Data excerpt =>
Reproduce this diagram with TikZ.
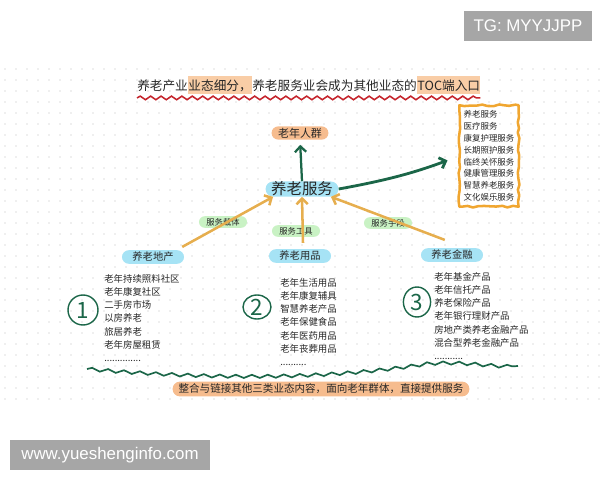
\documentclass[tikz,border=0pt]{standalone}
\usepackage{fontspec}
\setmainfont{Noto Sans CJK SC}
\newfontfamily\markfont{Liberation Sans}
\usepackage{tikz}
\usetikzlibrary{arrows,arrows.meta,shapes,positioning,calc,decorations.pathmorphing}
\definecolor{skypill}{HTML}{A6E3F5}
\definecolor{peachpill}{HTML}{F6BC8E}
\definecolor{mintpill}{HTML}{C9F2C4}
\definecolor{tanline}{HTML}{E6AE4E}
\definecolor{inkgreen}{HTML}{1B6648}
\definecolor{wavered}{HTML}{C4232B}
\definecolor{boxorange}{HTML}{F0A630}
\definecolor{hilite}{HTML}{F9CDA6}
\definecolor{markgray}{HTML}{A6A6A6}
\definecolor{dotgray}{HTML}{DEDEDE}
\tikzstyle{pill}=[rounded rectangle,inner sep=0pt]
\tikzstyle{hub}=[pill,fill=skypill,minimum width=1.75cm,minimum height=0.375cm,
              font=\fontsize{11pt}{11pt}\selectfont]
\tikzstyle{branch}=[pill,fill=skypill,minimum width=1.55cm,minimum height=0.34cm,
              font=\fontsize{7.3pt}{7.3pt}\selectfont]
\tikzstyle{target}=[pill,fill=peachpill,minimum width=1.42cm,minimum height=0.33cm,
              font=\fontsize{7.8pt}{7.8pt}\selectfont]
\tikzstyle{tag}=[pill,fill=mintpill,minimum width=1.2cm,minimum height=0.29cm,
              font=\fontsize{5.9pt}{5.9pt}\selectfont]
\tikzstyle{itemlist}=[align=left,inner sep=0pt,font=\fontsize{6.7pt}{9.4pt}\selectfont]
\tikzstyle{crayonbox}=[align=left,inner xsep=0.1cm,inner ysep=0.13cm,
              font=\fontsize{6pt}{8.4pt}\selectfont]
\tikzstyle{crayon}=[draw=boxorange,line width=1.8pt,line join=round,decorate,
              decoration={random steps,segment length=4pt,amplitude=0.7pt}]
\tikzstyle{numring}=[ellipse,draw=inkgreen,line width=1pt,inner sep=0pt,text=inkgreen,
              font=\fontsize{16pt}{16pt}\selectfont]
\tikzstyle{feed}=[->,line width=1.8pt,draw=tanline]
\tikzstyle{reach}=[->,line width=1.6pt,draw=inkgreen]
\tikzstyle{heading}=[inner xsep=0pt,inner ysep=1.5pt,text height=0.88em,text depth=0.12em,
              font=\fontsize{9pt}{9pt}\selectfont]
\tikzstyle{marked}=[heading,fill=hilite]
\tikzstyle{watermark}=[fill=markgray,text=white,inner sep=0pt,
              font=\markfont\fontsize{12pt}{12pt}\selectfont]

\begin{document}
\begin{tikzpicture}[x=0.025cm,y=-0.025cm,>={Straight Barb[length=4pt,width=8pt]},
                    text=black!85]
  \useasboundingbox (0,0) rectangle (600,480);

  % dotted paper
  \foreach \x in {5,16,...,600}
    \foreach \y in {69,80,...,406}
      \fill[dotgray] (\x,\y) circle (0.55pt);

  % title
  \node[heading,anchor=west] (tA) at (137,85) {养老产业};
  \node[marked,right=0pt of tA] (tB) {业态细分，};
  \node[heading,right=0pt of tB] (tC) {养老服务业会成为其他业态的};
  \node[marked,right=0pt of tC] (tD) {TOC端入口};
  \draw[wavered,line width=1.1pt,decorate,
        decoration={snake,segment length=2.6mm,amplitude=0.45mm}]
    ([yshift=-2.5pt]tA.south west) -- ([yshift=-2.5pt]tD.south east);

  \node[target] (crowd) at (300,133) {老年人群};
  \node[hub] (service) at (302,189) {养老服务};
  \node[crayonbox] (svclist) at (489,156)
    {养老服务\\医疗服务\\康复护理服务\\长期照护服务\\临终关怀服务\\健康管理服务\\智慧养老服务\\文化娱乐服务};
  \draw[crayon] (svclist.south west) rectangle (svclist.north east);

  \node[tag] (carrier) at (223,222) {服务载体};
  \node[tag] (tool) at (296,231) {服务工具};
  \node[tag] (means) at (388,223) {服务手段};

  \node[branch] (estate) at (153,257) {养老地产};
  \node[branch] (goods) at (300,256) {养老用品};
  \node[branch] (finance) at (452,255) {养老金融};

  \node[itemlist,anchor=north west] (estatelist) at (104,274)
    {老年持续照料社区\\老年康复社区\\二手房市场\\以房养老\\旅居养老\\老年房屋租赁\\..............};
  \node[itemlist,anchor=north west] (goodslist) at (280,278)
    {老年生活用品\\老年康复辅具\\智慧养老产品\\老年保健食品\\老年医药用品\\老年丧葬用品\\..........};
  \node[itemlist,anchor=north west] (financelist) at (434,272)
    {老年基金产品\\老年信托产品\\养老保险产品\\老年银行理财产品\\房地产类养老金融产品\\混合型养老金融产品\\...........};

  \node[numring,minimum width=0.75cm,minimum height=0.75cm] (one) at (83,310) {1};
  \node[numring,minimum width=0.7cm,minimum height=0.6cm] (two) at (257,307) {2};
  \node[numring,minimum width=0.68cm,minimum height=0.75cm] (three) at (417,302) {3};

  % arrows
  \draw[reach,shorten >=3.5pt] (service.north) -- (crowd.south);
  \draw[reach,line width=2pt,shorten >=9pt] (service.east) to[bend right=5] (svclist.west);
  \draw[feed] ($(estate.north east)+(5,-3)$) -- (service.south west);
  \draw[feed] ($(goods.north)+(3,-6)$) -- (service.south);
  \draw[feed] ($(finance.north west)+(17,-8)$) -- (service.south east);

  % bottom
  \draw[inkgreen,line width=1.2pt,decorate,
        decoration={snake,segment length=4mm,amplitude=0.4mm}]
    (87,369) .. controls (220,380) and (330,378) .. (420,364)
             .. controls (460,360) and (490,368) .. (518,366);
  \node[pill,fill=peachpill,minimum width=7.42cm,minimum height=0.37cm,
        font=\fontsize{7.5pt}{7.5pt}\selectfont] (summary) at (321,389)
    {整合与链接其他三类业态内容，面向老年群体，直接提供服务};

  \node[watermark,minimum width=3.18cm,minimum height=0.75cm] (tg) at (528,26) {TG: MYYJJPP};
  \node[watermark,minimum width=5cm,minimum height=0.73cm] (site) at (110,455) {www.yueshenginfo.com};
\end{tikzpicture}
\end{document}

Set problem =>
Copy the listing exactly. Any image in it stays out of the copy.

Task answer =>
Reproduce this diagram with TikZ.
\documentclass[tikz,border=0pt]{standalone}
\usepackage{fontspec}
\setmainfont{Noto Sans CJK SC}
\newfontfamily\markfont{Liberation Sans}
\usepackage{tikz}
\usetikzlibrary{arrows,arrows.meta,shapes,positioning,calc,decorations.pathmorphing}
\definecolor{skypill}{HTML}{A6E3F5}
\definecolor{peachpill}{HTML}{F6BC8E}
\definecolor{mintpill}{HTML}{C9F2C4}
\definecolor{tanline}{HTML}{E6AE4E}
\definecolor{inkgreen}{HTML}{1B6648}
\definecolor{wavered}{HTML}{C4232B}
\definecolor{boxorange}{HTML}{F0A630}
\definecolor{hilite}{HTML}{F9CDA6}
\definecolor{markgray}{HTML}{A6A6A6}
\definecolor{dotgray}{HTML}{DEDEDE}
\tikzstyle{pill}=[rounded rectangle,inner sep=0pt]
\tikzstyle{hub}=[pill,fill=skypill,minimum width=1.75cm,minimum height=0.375cm,
              font=\fontsize{11pt}{11pt}\selectfont]
\tikzstyle{branch}=[pill,fill=skypill,minimum width=1.55cm,minimum height=0.34cm,
              font=\fontsize{7.3pt}{7.3pt}\selectfont]
\tikzstyle{target}=[pill,fill=peachpill,minimum width=1.42cm,minimum height=0.33cm,
              font=\fontsize{7.8pt}{7.8pt}\selectfont]
\tikzstyle{tag}=[pill,fill=mintpill,minimum width=1.2cm,minimum height=0.29cm,
              font=\fontsize{5.9pt}{5.9pt}\selectfont]
\tikzstyle{itemlist}=[align=left,inner sep=0pt,font=\fontsize{6.7pt}{9.4pt}\selectfont]
\tikzstyle{crayonbox}=[align=left,inner xsep=0.1cm,inner ysep=0.13cm,
              font=\fontsize{6pt}{8.4pt}\selectfont]
\tikzstyle{crayon}=[draw=boxorange,line width=1.8pt,line join=round,decorate,
              decoration={random steps,segment length=4pt,amplitude=0.7pt}]
\tikzstyle{numring}=[ellipse,draw=inkgreen,line width=1pt,inner sep=0pt,text=inkgreen,
              font=\fontsize{16pt}{16pt}\selectfont]
\tikzstyle{feed}=[->,line width=1.8pt,draw=tanline]
\tikzstyle{reach}=[->,line width=1.6pt,draw=inkgreen]
\tikzstyle{heading}=[inner xsep=0pt,inner ysep=1.5pt,text height=0.88em,text depth=0.12em,
              font=\fontsize{9pt}{9pt}\selectfont]
\tikzstyle{marked}=[heading,fill=hilite]
\tikzstyle{watermark}=[fill=markgray,text=white,inner sep=0pt,
              font=\markfont\fontsize{12pt}{12pt}\selectfont]

\begin{document}
\begin{tikzpicture}[x=0.025cm,y=-0.025cm,>={Straight Barb[length=4pt,width=8pt]},
                    text=black!85]
  \useasboundingbox (0,0) rectangle (600,480);

  % dotted paper
  \foreach \x in {5,16,...,600}
    \foreach \y in {69,80,...,406}
      \fill[dotgray] (\x,\y) circle (0.55pt);

  % title
  \node[heading,anchor=west] (tA) at (137,85) {养老产业};
  \node[marked,right=0pt of tA] (tB) {业态细分，};
  \node[heading,right=0pt of tB] (tC) {养老服务业会成为其他业态的};
  \node[marked,right=0pt of tC] (tD) {TOC端入口};
  \draw[wavered,line width=1.1pt,decorate,
        decoration={snake,segment length=2.6mm,amplitude=0.45mm}]
    ([yshift=-2.5pt]tA.south west) -- ([yshift=-2.5pt]tD.south east);

  \node[target] (crowd) at (300,133) {老年人群};
  \node[hub] (service) at (302,189) {养老服务};
  \node[crayonbox] (svclist) at (489,156)
    {养老服务\\医疗服务\\康复护理服务\\长期照护服务\\临终关怀服务\\健康管理服务\\智慧养老服务\\文化娱乐服务};
  \draw[crayon] (svclist.south west) rectangle (svclist.north east);

  \node[tag] (carrier) at (223,222) {服务载体};
  \node[tag] (tool) at (296,231) {服务工具};
  \node[tag] (means) at (388,223) {服务手段};

  \node[branch] (estate) at (153,257) {养老地产};
  \node[branch] (goods) at (300,256) {养老用品};
  \node[branch] (finance) at (452,255) {养老金融};

  \node[itemlist,anchor=north west] (estatelist) at (104,274)
    {老年持续照料社区\\老年康复社区\\二手房市场\\以房养老\\旅居养老\\老年房屋租赁\\..............};
  \node[itemlist,anchor=north west] (goodslist) at (280,278)
    {老年生活用品\\老年康复辅具\\智慧养老产品\\老年保健食品\\老年医药用品\\老年丧葬用品\\..........};
  \node[itemlist,anchor=north west] (financelist) at (434,272)
    {老年基金产品\\老年信托产品\\养老保险产品\\老年银行理财产品\\房地产类养老金融产品\\混合型养老金融产品\\...........};

  \node[numring,minimum width=0.75cm,minimum height=0.75cm] (one) at (83,310) {1};
  \node[numring,minimum width=0.7cm,minimum height=0.6cm] (two) at (257,307) {2};
  \node[numring,minimum width=0.68cm,minimum height=0.75cm] (three) at (417,302) {3};

  % arrows
  \draw[reach,shorten >=3.5pt] (service.north) -- (crowd.south);
  \draw[reach,line width=2pt,shorten >=9pt] (service.east) to[bend right=5] (svclist.west);
  \draw[feed] ($(estate.north east)+(5,-3)$) -- (service.south west);
  \draw[feed] ($(goods.north)+(3,-6)$) -- (service.south);
  \draw[feed] ($(finance.north west)+(17,-8)$) -- (service.south east);

  % bottom
  \draw[inkgreen,line width=1.2pt,decorate,
        decoration={snake,segment length=4mm,amplitude=0.4mm}]
    (87,369) .. controls (220,380) and (330,378) .. (420,364)
             .. controls (460,360) and (490,368) .. (518,366);
  \node[pill,fill=peachpill,minimum width=7.42cm,minimum height=0.37cm,
        font=\fontsize{7.5pt}{7.5pt}\selectfont] (summary) at (321,389)
    {整合与链接其他三类业态内容，面向老年群体，直接提供服务};

  \node[watermark,minimum width=3.18cm,minimum height=0.75cm] (tg) at (528,26) {TG: MYYJJPP};
  \node[watermark,minimum width=5cm,minimum height=0.73cm] (site) at (110,455) {www.yueshenginfo.com};
\end{tikzpicture}
\end{document}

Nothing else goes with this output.